We believe these have more direct link with the company’s operations and in determining earnings over next year.

We expect LAFARGE to return to profitable operation in 2017 and forecast PAT of N11.2 billion.

The assumptions driving this forecast are

(1) 5% volume growth;

(2) higher average cement prices in Nigeria;

(3) significantly lower forex losses; and

(4) reduction in finance charges.


Notwithstanding the expected return to profitable operation next year, we think fundamentally, WAPCO’s earnings recovery (to pre consolidation levels) has some miles to cover. Key risk is that the current high price of cement (N41,000/tonne price) -- which is imperative to a quick and strong earnings recovery -- is not sustainable.

Even in terms of volume, growth expectation (from the newly commissioned plant) is doused by the weak national consumption outlook (short term) and especially, the expected fierce competition from DANGCEM.

Our hunch is that DANGCEM -- the market leader -- might cut prices next year (in the second half), considering

(1) the company’s potentially lower production costs from conversion to cheaper fuel and

(2) the need to protect its market share, particularly in the East which is exposed to threat from the on-boarding of UNICEM’s Line II.

Noting that LAFARGE lacks the capacity to counter aggressive competition, lower prices should slow down the pace of earnings recovery, more so that the elevated industry production costs (forex and energy especially) experienced over 2016 is unlikely to moderate materially in 2017. Notably, LAFARGE’s energy diversification investments in key markets in Nigeria began way behind competition, and the results on earnings, in our view, are not expected (given pressure on cash flow, amid weak forex outlook) up until 2018/2019.

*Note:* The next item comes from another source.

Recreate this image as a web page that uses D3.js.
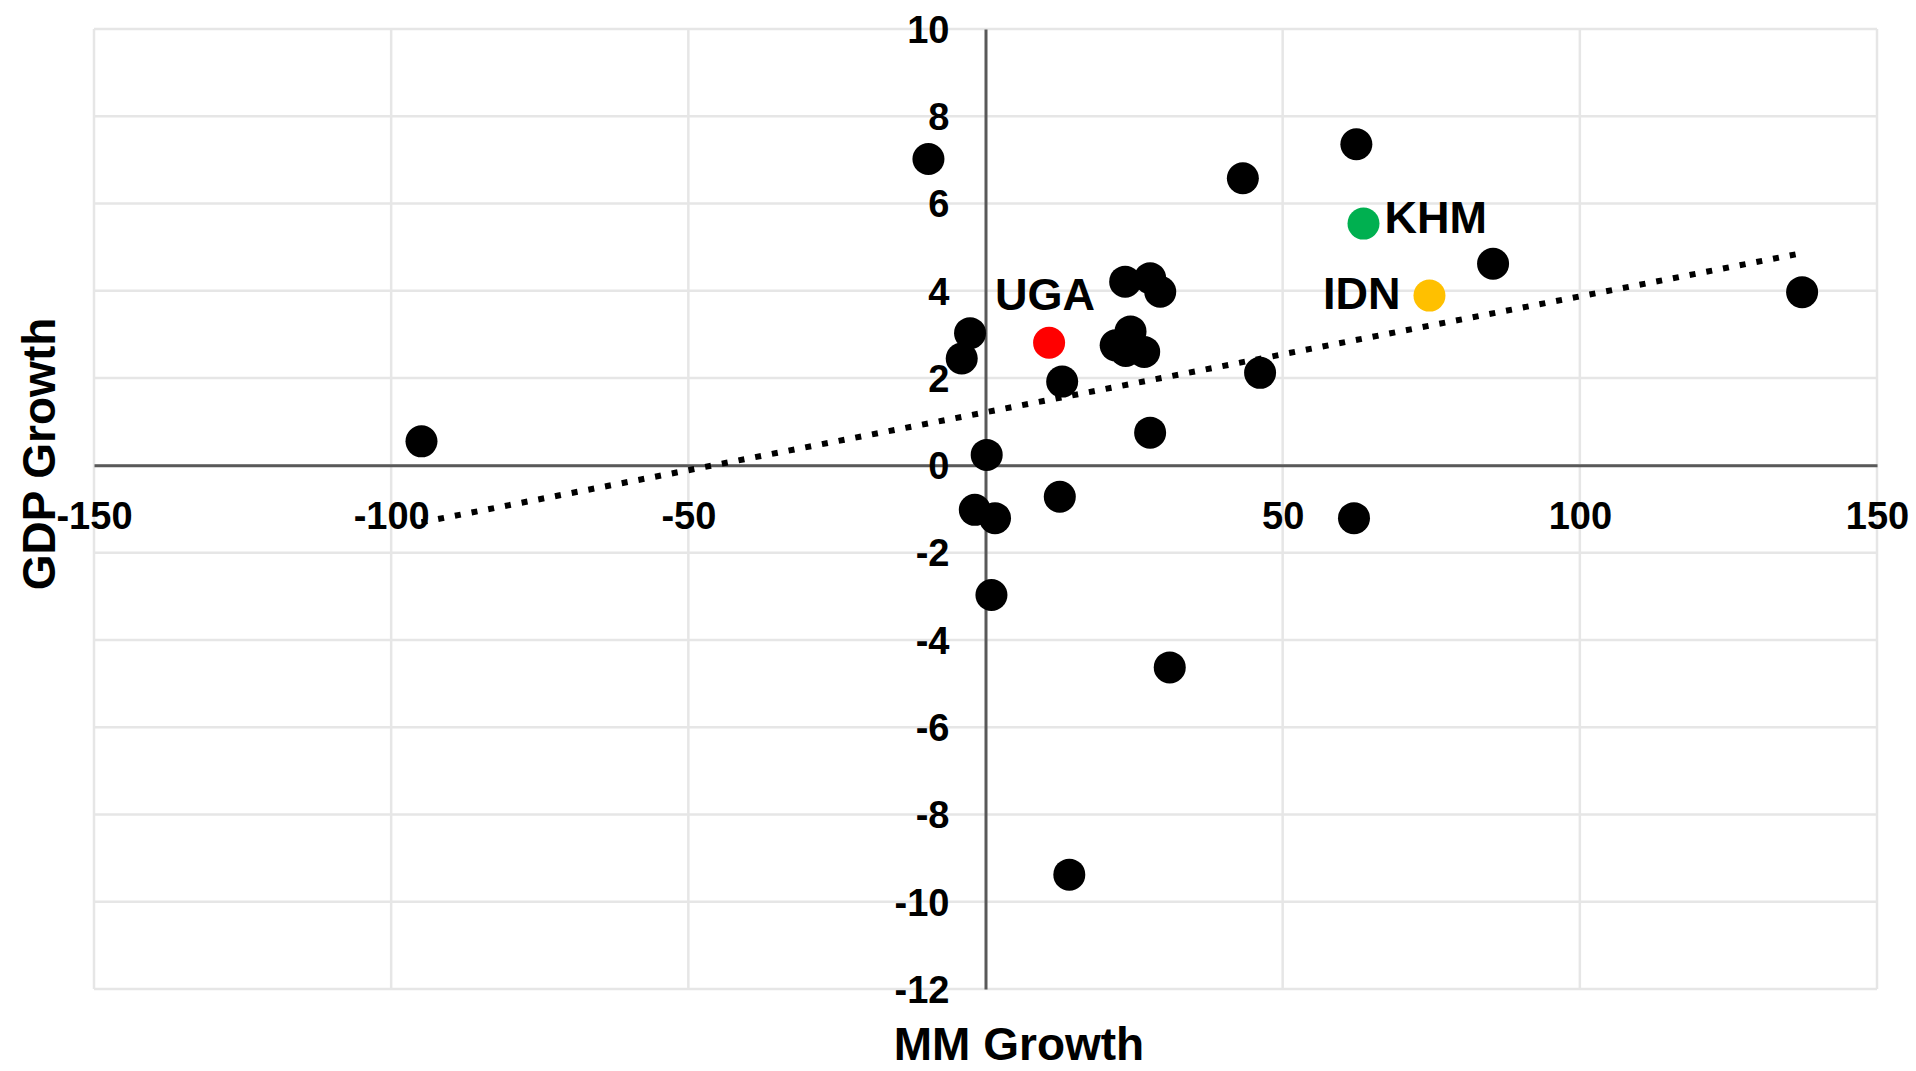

The performance of the South African subsidiary has been unimpressive. Down 64% as at 9M-16, the group’s EBITDA from the subsidiary in Africa’s second largest economy has fallen consistently in each of the three years since consolidation. Outlook remains weak, in light of intense competition and weak infrastructure investments faced in that market. We think the price increase implemented in July will be reversed in 2017.

Besides pricing and volume challenges, LAFARGE still has sizeable debt profile. Despite the above noted debt conversion (totaling N150 billion) to equity, the balance of gross borrowings as at 9M-16 was N133 billion (vs. N148 billion in 2015FY).

In our view, while the huge loan book suggests that interest expenses will remain high over the next two years, combined with imminent forex losses on the outstanding USD85 million external borrowings (should they not be restructured), potentially constitute risks to earnings.

Following the revision to our forecasts, we have increased 2017 TP to N60.10 (from N50.38) and upgrade recommendation to BUY (from HOLD) due to the 31% correction in the company’s share price since we last updated.

At current price, the stock is trading on a forward PE and EV/EBITDA of 14.8x and 6.7x, at 33% and 13% premium respectively to Bloomberg's SSA comparables. While acknowledging the risks to earnings recovery in the short term, we think LAFARGE’s shares have faced intense pressure and expect the market price to rise to our 2017 TP on relatively (compared to 2016) better performance.